The World's Reserve Currency

The US dollar (USD) is the most widely held and traded currency on Earth. It serves as the world's primary reserve currency, meaning central banks and governments around the globe hold it in large quantities as part of their foreign exchange reserves. This status gives the dollar unparalleled influence over international trade, commodities pricing, and global financial stability.

Understanding how and why the dollar holds this position — and what could change it — is essential for anyone involved in forex trading or international finance.

A Brief History of Dollar Dominance

The dollar's rise to global prominence was formalised at the Bretton Woods Conference in 1944, where allied nations agreed to peg their currencies to the US dollar, which was itself pegged to gold. Even after the collapse of the gold standard in 1971 under President Nixon, the dollar retained its dominant position due to America's economic size, military strength, and the depth of its financial markets.

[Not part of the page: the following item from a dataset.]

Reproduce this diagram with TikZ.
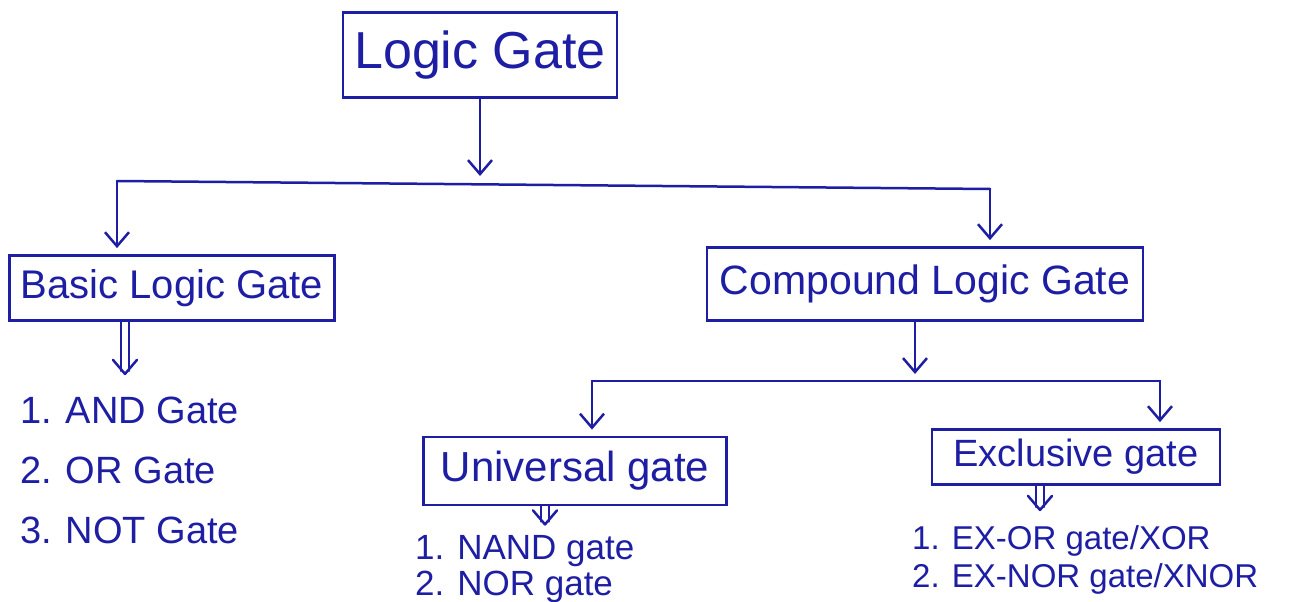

The petrodollar system — the agreement that oil would be priced and traded in US dollars — further cemented its global role from the 1970s onwards.

Key Facts About USD

  • The USD is involved in the vast majority of all forex transactions globally
  • Major commodities including oil, gold, and many agricultural products are priced in USD
  • It is the dominant currency in international debt markets
  • The Federal Reserve (the Fed) is its issuing central bank, headquartered in Washington, D.C.
  • USD pairs dominate forex market volume — EUR/USD alone accounts for a substantial share of daily forex turnover

What Drives the Value of the US Dollar?

Federal Reserve Policy

The Federal Reserve's decisions on interest rates are among the most powerful drivers of the dollar's value. When the Fed raises interest rates, the USD typically strengthens as higher yields attract foreign capital seeking better returns.

US Economic Data

Key indicators like GDP growth, employment figures (especially the Non-Farm Payrolls report), inflation (CPI), and retail sales all influence dollar sentiment. Strong data generally supports a stronger dollar.

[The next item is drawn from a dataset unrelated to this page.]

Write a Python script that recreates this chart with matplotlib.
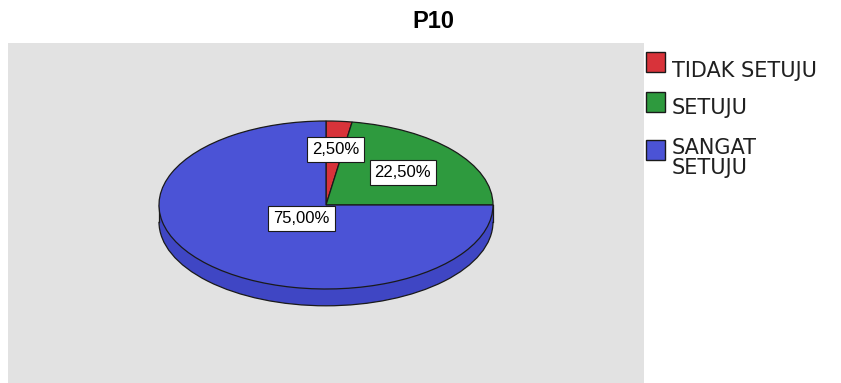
import numpy as np
import matplotlib
matplotlib.use('Agg')
import matplotlib.pyplot as plt
from matplotlib.patches import Rectangle, Circle, Arc

categories = ['TIDAK SETUJU', 'SETUJU', 'SANGAT\nSETUJU']
percentages = [2.5, 22.5, 75.0]
colors = ['#d8333a', '#2e9a3e', '#4b53d6']
label_pos = [(0.057, 0.655), (0.46, 0.39), (-0.146, -0.155)]

side_color = '#3f46c4'
edge = '#1a1a1a'
thick = 0.2

fig = plt.figure(figsize=(8.41, 3.83), dpi=100)
ax = fig.add_axes([8 / 841, 0, 636 / 841, 340 / 383])

# base of the disc (only the front half shows)
ax.add_patch(Circle((0, -thick), 1, facecolor=side_color, edgecolor='none', zorder=1))
ax.add_patch(Rectangle((-1, -thick), 2, thick, facecolor=side_color, edgecolor='none', zorder=1))
ax.add_patch(Arc((0, -thick), 2, 2, theta1=180, theta2=360, color=edge, lw=0.9, zorder=2))
ax.plot([-1, -1], [0, -thick], color=edge, lw=0.9, zorder=2)
ax.plot([1, 1], [0, -thick], color=edge, lw=0.9, zorder=2)

wedges, _ = ax.pie(percentages, colors=colors, startangle=90, counterclock=False,
                   wedgeprops=dict(edgecolor=edge, linewidth=0.9, zorder=3))
for w in wedges:
    w.set_zorder(3)

for (x, y), p in zip(label_pos, percentages):
    ax.text(x, y, ('%.2f%%' % p).replace('.', ','), ha='center', va='center',
            fontsize=12, family='Liberation Sans', zorder=5,
            bbox=dict(boxstyle='square,pad=0.3', facecolor='white', edgecolor=edge, linewidth=0.8))

ax.set_aspect('auto')
ax.set_xlim(-1.904, 1.904)
ax.set_ylim(-(340 - 162) / 84, 162 / 84)
ax.set_frame_on(True)
for s in ax.spines.values():
    s.set_visible(False)
ax.set_facecolor('#e2e2e2')
ax.set_xticks([])
ax.set_yticks([])

fig.text(433 / 841, 1 - 22 / 383, 'P10', ha='center', va='center', fontsize=17,
         fontweight='bold', family='Liberation Sans')

# legend
leg_y = [62, 102, 150]
text_y = [71, 108, 158]
for c, lab, ly, ty in zip(colors, categories, leg_y, text_y):
    fig.patches.append(Rectangle((646 / 841, 1 - (ly + 10) / 383), 19 / 841, 20 / 383,
                                 transform=fig.transFigure, facecolor=c,
                                 edgecolor=edge, linewidth=1.0))
    fig.text(672 / 841, 1 - ty / 383, lab, ha='left', va='center', fontsize=15,
             linespacing=1.0, color='#202020')

fig.savefig('out.png', dpi=100, facecolor='white')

Geopolitical and Safe-Haven Demand

During periods of global uncertainty, investors often flock to the dollar as a safe-haven asset. This "flight to safety" can cause the USD to appreciate even during domestic economic weakness.

Trade Balance and Capital Flows

The US runs a persistent trade deficit, meaning it imports more than it exports. While this might suggest dollar weakness, the consistent inflow of foreign capital into US assets (bonds, equities, real estate) helps sustain demand for the currency.

The Dollar Index (DXY)

The US Dollar Index (DXY) measures the dollar's value against a basket of six major currencies: EUR, JPY, GBP, CAD, SEK, and CHF. It's a commonly used benchmark for assessing overall dollar strength or weakness. Forex traders watch the DXY closely as a macro indicator for dollar-related trades.

Could the Dollar Lose Its Reserve Status?

This question is frequently debated. While the dollar's dominance has shown resilience, several long-term factors could gradually erode its position:

  • The rise of the Chinese yuan (CNY) and China's efforts to internationalise it
  • Growing use of alternative payment systems outside the SWIFT network
  • Increasing US national debt and long-term fiscal concerns
  • The emergence of central bank digital currencies (CBDCs)

Most economists consider a rapid dethroning of the dollar unlikely in the near term, but the long-term trajectory is worth watching for anyone with a global financial perspective.

Summary

The US dollar's dominance is rooted in history, institutional infrastructure, and sheer economic scale. For forex traders, understanding the dollar's role is foundational — it sits at the centre of the vast majority of trades and underpins global financial flows. Monitoring Fed policy, US economic releases, and the DXY are essential habits for any market participant.